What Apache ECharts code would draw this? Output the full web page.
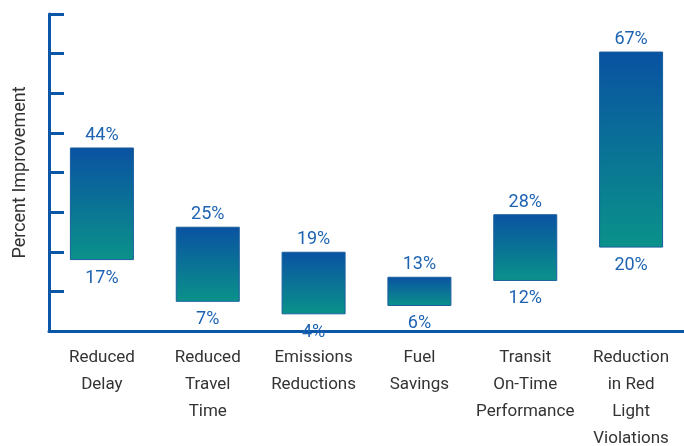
<!DOCTYPE html>
<html>
<head>
<meta charset="utf-8">
<script src="https://cdn.jsdelivr.net/npm/echarts@6/dist/echarts.min.js"></script>
<style>
html,body{margin:0;padding:0;background:#fff}
#main{width:684px;height:446px}
</style>
</head>
<body>
<div id="main"></div>
<script>
var categories = ['Reduced\nDelay', 'Reduced\nTravel\nTime', 'Emissions\nReductions', 'Fuel\nSavings', 'Transit\nOn-Time\nPerformance', 'Reduction\nin Red\nLight\nViolations'];
var lowValues = [17, 7, 4, 6, 12, 20];
var highValues = [44, 25, 19, 13, 28, 67];

var font = '"Liberation Sans Narrow", Roboto, sans-serif';
var blue = '#0b56a6';
var labelBlue = '#1d63b2';

// the visible part of each bar is high minus low, stacked on an invisible base
var spans = [];
for (var i = 0; i < highValues.length; i++) {
    spans.push(highValues[i] - lowValues[i]);
}

var myChart = echarts.init(document.getElementById('main'));
myChart.setOption({
    animation: false,
    grid: {left: 49, right: 0, top: 14, bottom: 115, outerBoundsMode: 'none', containLabel: false},
    xAxis: {
        type: 'category',
        data: categories,
        axisLine: {lineStyle: {color: blue, width: 3}},
        axisTick: {show: false},
        axisLabel: {
            interval: 0,
            color: '#333',
            fontFamily: font,
            fontSize: 17,
            lineHeight: 27,
            margin: 13
        }
    },
    yAxis: {
        type: 'value',
        min: 0,
        max: 76,
        interval: 9.5,
        name: 'Percent Improvement',
        nameLocation: 'middle',
        nameGap: 20,
        nameTextStyle: {color: '#333', fontFamily: font, fontSize: 18},
        axisLine: {show: true, lineStyle: {color: blue, width: 3}},
        axisTick: {show: true, inside: true, length: 15, lineStyle: {color: blue, width: 3}},
        axisLabel: {show: false},
        splitLine: {show: false}
    },
    series: [
        {
            type: 'bar',
            stack: 'range',
            barWidth: 64,
            data: lowValues,
            itemStyle: {color: 'transparent'},
            label: {
                show: true,
                position: 'insideTop',
                distance: 9,
                color: labelBlue,
                fontFamily: font,
                fontSize: 18,
                formatter: function (p) { return lowValues[p.dataIndex] + '%'; }
            }
        },
        {
            type: 'bar',
            stack: 'range',
            barWidth: 64,
            data: spans,
            itemStyle: {
                color: new echarts.graphic.LinearGradient(0, 0, 0, 1, [
                    {offset: 0, color: '#0a52a2'},
                    {offset: 1, color: '#0a928a'}
                ]),
                borderColor: '#1a5f9e',
                borderWidth: 1
            },
            label: {
                show: true,
                position: 'top',
                distance: 3,
                color: labelBlue,
                fontFamily: font,
                fontSize: 18,
                formatter: function (p) { return highValues[p.dataIndex] + '%'; }
            }
        }
    ]
});
</script>
</body>
</html>
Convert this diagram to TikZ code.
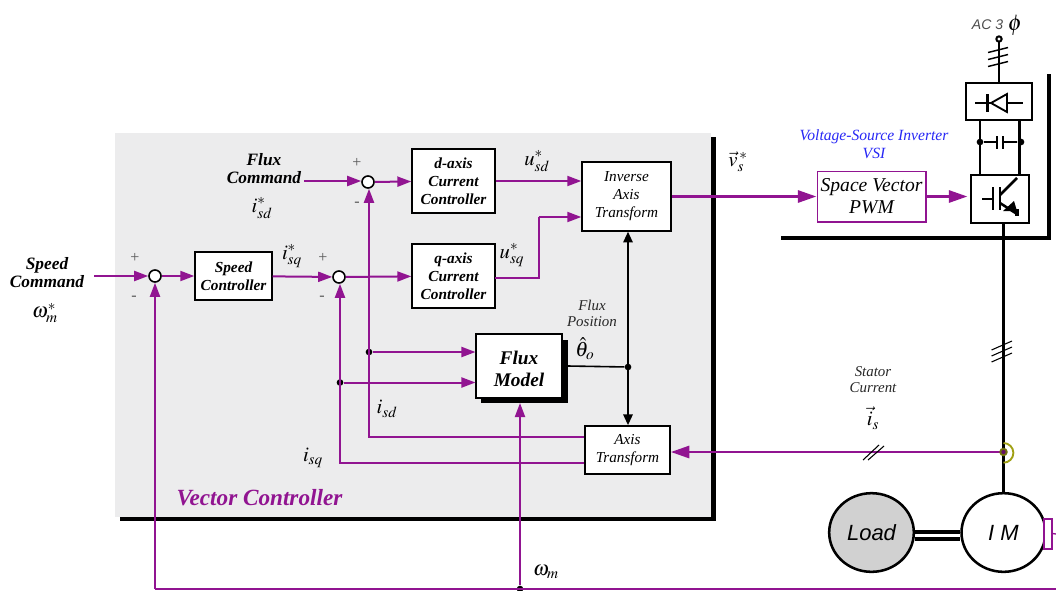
\documentclass[tikz,border=0pt]{standalone}
\usepackage{mathptmx}
\usepackage[no-math]{fontspec}
\setmainfont{Liberation Serif}
\setsansfont{Liberation Sans}
\usetikzlibrary{arrows.meta,shapes.geometric}

\definecolor{sigpurple}{RGB}{145,20,145}
\definecolor{panelgray}{RGB}{236,236,237}
\definecolor{vsiblue}{RGB}{40,40,245}
\definecolor{sensorolive}{RGB}{160,160,20}

\tikzset{
    sigline/.style={draw=sigpurple, line width=1.5pt, -{Triangle[length=10.5pt,width=7.5pt]}},
    sigplain/.style={draw=sigpurple, line width=1.5pt},
    sigbold/.style={draw=sigpurple, line width=2.2pt, -{Triangle[length=14pt,width=9pt]}},
    blkline/.style={draw=black, line width=1.3pt, {Triangle[length=8pt,width=7pt]}-{Triangle[length=8pt,width=7pt]}},
    pwrline/.style={draw=black, line width=1.9pt},
    ctrlbox/.style={draw=black, fill=white, line width=1.3pt, inner sep=0pt, align=center, font=\fontsize{11.5}{13.5}\selectfont\bfseries\itshape},
    axisbox/.style={draw=black, fill=white, line width=1.3pt, inner sep=0pt, align=center, font=\fontsize{11.4}{13.5}\selectfont\itshape},
    sumnode/.style={circle, draw=black, fill=white, line width=1.2pt, minimum size=9pt, inner sep=0pt},
    dotnode/.style={circle, fill=black, minimum size=5pt, inner sep=0pt},
    cmdtext/.style={inner sep=0pt, align=center, font=\fontsize{13}{13.5}\selectfont\bfseries\itshape},
    noteitext/.style={inner sep=0pt, align=center, font=\fontsize{11.2}{12}\selectfont\itshape, text=black!85},
    signtext/.style={inner sep=0pt, text=black!65, font=\fontsize{12}{12}\selectfont},
    mathlabel/.style={inner sep=0pt, font=\fontsize{15.5}{15.5}\selectfont},
    tickline/.style={draw=black, line width=.8pt},
}

\begin{document}
\begin{tikzpicture}[x=.75pt, y=-.75pt, line join=miter]
    \useasboundingbox (0,0) rectangle (1056,590);

    % 1. Controller panel with its black edge
    \fill[panelgray] (115,133) rectangle (711,517);
    \fill[black] (711,137) rectangle (716,521);
    \fill[black] (120,517) rectangle (716,521);

    % 2. Blocks
    \node[sumnode] (sumspeed) at (155,276) {};
    \node[sumnode] (sumq) at (339,277) {};
    \node[sumnode] (sumd) at (368,182) {};
    \node[ctrlbox, minimum width=57.5pt, minimum height=36pt] (speedctrl) at (233.5,276) {Speed\\Controller};
    \node[ctrlbox, minimum width=62pt, minimum height=48.5pt] (dctrl) at (453.5,181) {d-axis\\Current\\Controller};
    \node[ctrlbox, minimum width=62pt, minimum height=48.5pt] (qctrl) at (453.5,276) {q-axis\\Current\\Controller};
    \node[axisbox, minimum width=66.5pt, minimum height=51.5pt] (inverse) at (626.5,196.5) {Inverse\\Axis\\Transform};
    \node[axisbox, minimum width=63.5pt, minimum height=36pt] (axistrans) at (627.5,450) {Axis\\Transform};
    \fill[black] (481,340) rectangle (568,403);
    \node[ctrlbox, line width=.8pt, minimum width=64.5pt, minimum height=48pt, text height=31pt, font=\fontsize{14.5}{16.5}\selectfont\bfseries\itshape] (fluxmodel) at (519,366) {Flux\\Model};
    \node[draw=sigpurple, fill=white, line width=1pt, inner sep=0pt, align=center, minimum width=81.5pt, minimum height=38pt, font=\fontsize{14.7}{16.5}\selectfont\itshape] (svpwm) at (871.5,196.5) {Space Vector\\PWM};
    \node[draw=black, fill=white, line width=1.5pt, minimum width=49.5pt, minimum height=27.5pt, inner sep=0pt] (rectifier) at (998.5,101.5) {};
    \node[draw=black, fill=white, line width=1.5pt, minimum width=43pt, minimum height=36pt, inner sep=0pt] (inverter) at (1000,198.5) {};
    \node[ellipse, draw=black, fill=black!18, line width=1.9pt, minimum width=63.5pt, minimum height=59pt, inner sep=0pt, font=\fontsize{16.5}{16.5}\selectfont\sffamily\itshape] (load) at (871.5,532.5) {Load};
    \node[ellipse, draw=black, fill=white, line width=1.9pt, minimum width=63pt, minimum height=59pt, inner sep=0pt, font=\fontsize{16.5}{16.5}\selectfont\sffamily\itshape] (motor) at (1003.5,532.5) {I M};
    \node[draw=sigpurple, line width=1.5pt, fill=white, minimum width=6pt, minimum height=22.5pt, inner sep=0pt] (encoder) at (1047.5,533.5) {};

    % Text with a signal leaving it
    \node[cmdtext] (speedcmd) at (47,273) {Speed\\Command};
    \node[cmdtext] (fluxcmd) at (264,168.5) {Flux\\Command};

    % 3. Forward signals
    \coordinate (speedin) at (94,276);
    \coordinate (fluxin) at (304,181);
    \draw[sigline] (speedin) -- (sumspeed);
    \draw[sigline] (fluxin) -- (fluxin -| sumd.west);
    \draw[sigline] (sumspeed) -- (speedctrl);
    \draw[sigline] (speedctrl) -- (sumq);
    \draw[sigline] (sumq) -- (qctrl);
    \draw[sigline] (sumd) -- (dctrl);
    \draw[sigline] (dctrl.east) -- (dctrl.east -| inverse.west);
    \coordinate (uqa) at (495,278);
    \coordinate (uqb) at (538.5,278);
    \coordinate (uqc) at (538.5,217);
    \draw[sigplain] (uqa) -- (uqb) -- (uqc);
    \draw[sigline] (uqc) -- (uqc -| inverse.west);
    \draw[sigbold] (inverse.east) -- (svpwm.west);
    \draw[sigbold] (svpwm.east) -- ++(41,0);

    % 4. Feedback signals
    \coordinate (isdcorner) at (369,437);
    \coordinate (isqcorner) at (340,463);
    \coordinate (omegaleft) at (155,589);
    \coordinate (omegaright) at (1056,589);
    \node[dotnode] (jsd) at (369,352) {};
    \node[dotnode] (jsq) at (340,382.5) {};
    \node[dotnode] (jomega) at (520,589) {};
    \draw[sigline] (isdcorner -| axistrans.west) -- (isdcorner) -- (sumd.south -| isdcorner);
    \draw[sigline] (isqcorner -| axistrans.west) -- (isqcorner) -- (sumq.south -| isqcorner);
    \draw[sigline] (jsd) -- (jsd -| fluxmodel.west);
    \draw[sigline] (jsq) -- (jsq -| fluxmodel.west);
    \draw[sigplain, line width=1.2pt] (omegaleft) -- (omegaright);
    \draw[sigline] (omegaleft) -- (sumspeed);
    \draw[sigline] (jomega) -- (520,403);

    % 5. Flux position
    \node[dotnode] (jtheta) at (628,367) {};
    \draw[draw=black, line width=1.2pt] (568,366) -- (jtheta);
    \draw[blkline] (inverse.south -| jtheta) -- (axistrans.north -| jtheta);

    % 6. Power stage
    \coordinate (acin) at (999,39);
    \coordinate (sensor) at (1003.5,452);
    \draw[pwrline] (acin) -- (acin |- rectifier.north);
    \draw[fill=white, line width=1.5pt] (acin) circle (2pt);
    \foreach \ty in {50,57,64}
        \draw[tickline, line width=1.1pt] (988,\ty+2.5) -- (1008,\ty-2.5);
    \draw[pwrline] (980,120) -- (980,174);
    \draw[pwrline] (1019.5,120) -- (1019.5,174);
    \node[dotnode] (dcleft) at (980,142) {};
    \node[dotnode] (dcright) at (1021,142) {};
    \draw[pwrline] (dcleft) -- (997,142);
    \draw[pwrline] (1003,142) -- (dcright);
    \draw[pwrline] (997,136) -- (997,149);
    \draw[pwrline] (1003,136) -- (1003,149);

    % Diode in the rectifier
    \draw[pwrline] (975,103) -- (991,103);
    \draw[pwrline] (1007,103) -- (1023,103);
    \draw[pwrline] (987.5,94) -- (987.5,112);
    \draw[black, line width=1.4pt] (991,103) -- (1007,94) -- (1007,112) -- cycle;

    % Transistor in the inverter
    \draw[pwrline] (982,199) -- (993,199);
    \draw[pwrline] (993,187) -- (993,210);
    \draw[pwrline] (1000,187) -- (1000,210);
    \draw[pwrline] (1000,195) -- (1017,178);
    \draw[pwrline] (1000,203) -- (1017,214);
    \fill[black] (1003,211) -- (1014,201) -- (1017,211) -- cycle;
    \fill[black] (1015,209) rectangle (1019,216);

    % Cabinet line and motor feed
    \draw[black, line width=2.3pt] (781,238) -- (1049,238) -- (1049,74);
    \draw[pwrline, line width=2.2pt] (inverter.south -| sensor) -- (motor.north);
    \foreach \ty in {345,351,357}
        \draw[tickline] (991.5,\ty+5) -- (1012,\ty-4);

    % Load, shaft and encoder
    \draw[pwrline, line width=2.4pt] (load.east |- 0,532) -- (motor.west |- 0,532);
    \draw[pwrline, line width=2.4pt] (load.east |- 0,539) -- (motor.west |- 0,539);
    \draw[sigplain, line width=1pt] (encoder.east) -- (1056,534);

    % 7. Stator current
    \draw[sensorolive, line width=1.4pt] (1003.5,443) arc (90:-90:7.4pt);
    \draw[sigbold] (sensor) -- (sensor -| axistrans.east);
    \fill[sensorolive!70!black] (sensor) circle (3.2pt);
    \fill[sigpurple!70!black] (sensor) circle (1.6pt);
    \draw[tickline] (863,460) -- (879,445);
    \draw[tickline] (868,460) -- (884,446);

    % 8. Labels
    \node[signtext] (plusa) at (135,258) {+};
    \node[signtext] (minusa) at (134,298) {-};
    \node[signtext] (plusb) at (323,258) {+};
    \node[signtext] (minusb) at (322,298) {-};
    \node[signtext] (plusc) at (357,163) {+};
    \node[signtext] (minusc) at (357,204) {-};
    \node[mathlabel] (isdref) at (262,208) {$i_{sd}^{*}$};
    \node[mathlabel] (isqref) at (292,256) {$i_{sq}^{*}$};
    \node[mathlabel] (omegaref) at (45,313) {$\omega_{m}^{*}$};
    \node[mathlabel] (usdref) at (537,161) {$u_{sd}^{*}$};
    \node[mathlabel] (usqref) at (512,255) {$u_{sq}^{*}$};
    \node[mathlabel] (vref) at (738,162) {$\vec{v}_{s}^{\,*}$};
    \node[mathlabel] (isdfb) at (387,409) {$i_{sd}$};
    \node[mathlabel] (isqfb) at (313,458) {$i_{sq}$};
    \node[mathlabel] (thetafb) at (585,349) {$\hat{\theta}_{o}$};
    \node[mathlabel] (omegafb) at (546,572) {$\omega_{m}$};
    \node[mathlabel] (isfb) at (873,418) {$\vec{i}_{s}$};
    \node[noteitext] (fluxpos) at (592,313) {Flux\\Position};
    \node[noteitext] (stator) at (873,380) {Stator\\Current};
    \node[inner sep=0pt, text=sigpurple, font=\fontsize{17.4}{17.4}\selectfont\bfseries\itshape] (vectorctrl) at (259.5,498) {Vector Controller};
    \node[inner sep=0pt, align=center, text=vsiblue, font=\fontsize{11.7}{13.5}\selectfont\itshape] (vsi) at (874,144) {Voltage-Source Inverter\\VSI};
    \node[inner sep=0pt, text=black!70, font=\fontsize{10.5}{10.5}\selectfont\sffamily\itshape] (acthree) at (987.5,25) {AC 3};
    \node[mathlabel, font=\fontsize{17}{17}\selectfont] (phase) at (1015,25) {$\phi$};

\end{tikzpicture}
\end{document}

* * *

▸ **THE REQUEST**: Would you reproduce the lines above, from the very first through the line containing "var labelBlue = '#1d63b2';", exactly and without the pictures?

▸ **SOLUTION TO THIS PROBLEM**:
What Apache ECharts code would draw this? Output the full web page.
<!DOCTYPE html>
<html>
<head>
<meta charset="utf-8">
<script src="https://cdn.jsdelivr.net/npm/echarts@6/dist/echarts.min.js"></script>
<style>
html,body{margin:0;padding:0;background:#fff}
#main{width:684px;height:446px}
</style>
</head>
<body>
<div id="main"></div>
<script>
var categories = ['Reduced\nDelay', 'Reduced\nTravel\nTime', 'Emissions\nReductions', 'Fuel\nSavings', 'Transit\nOn-Time\nPerformance', 'Reduction\nin Red\nLight\nViolations'];
var lowValues = [17, 7, 4, 6, 12, 20];
var highValues = [44, 25, 19, 13, 28, 67];

var font = '"Liberation Sans Narrow", Roboto, sans-serif';
var blue = '#0b56a6';
var labelBlue = '#1d63b2';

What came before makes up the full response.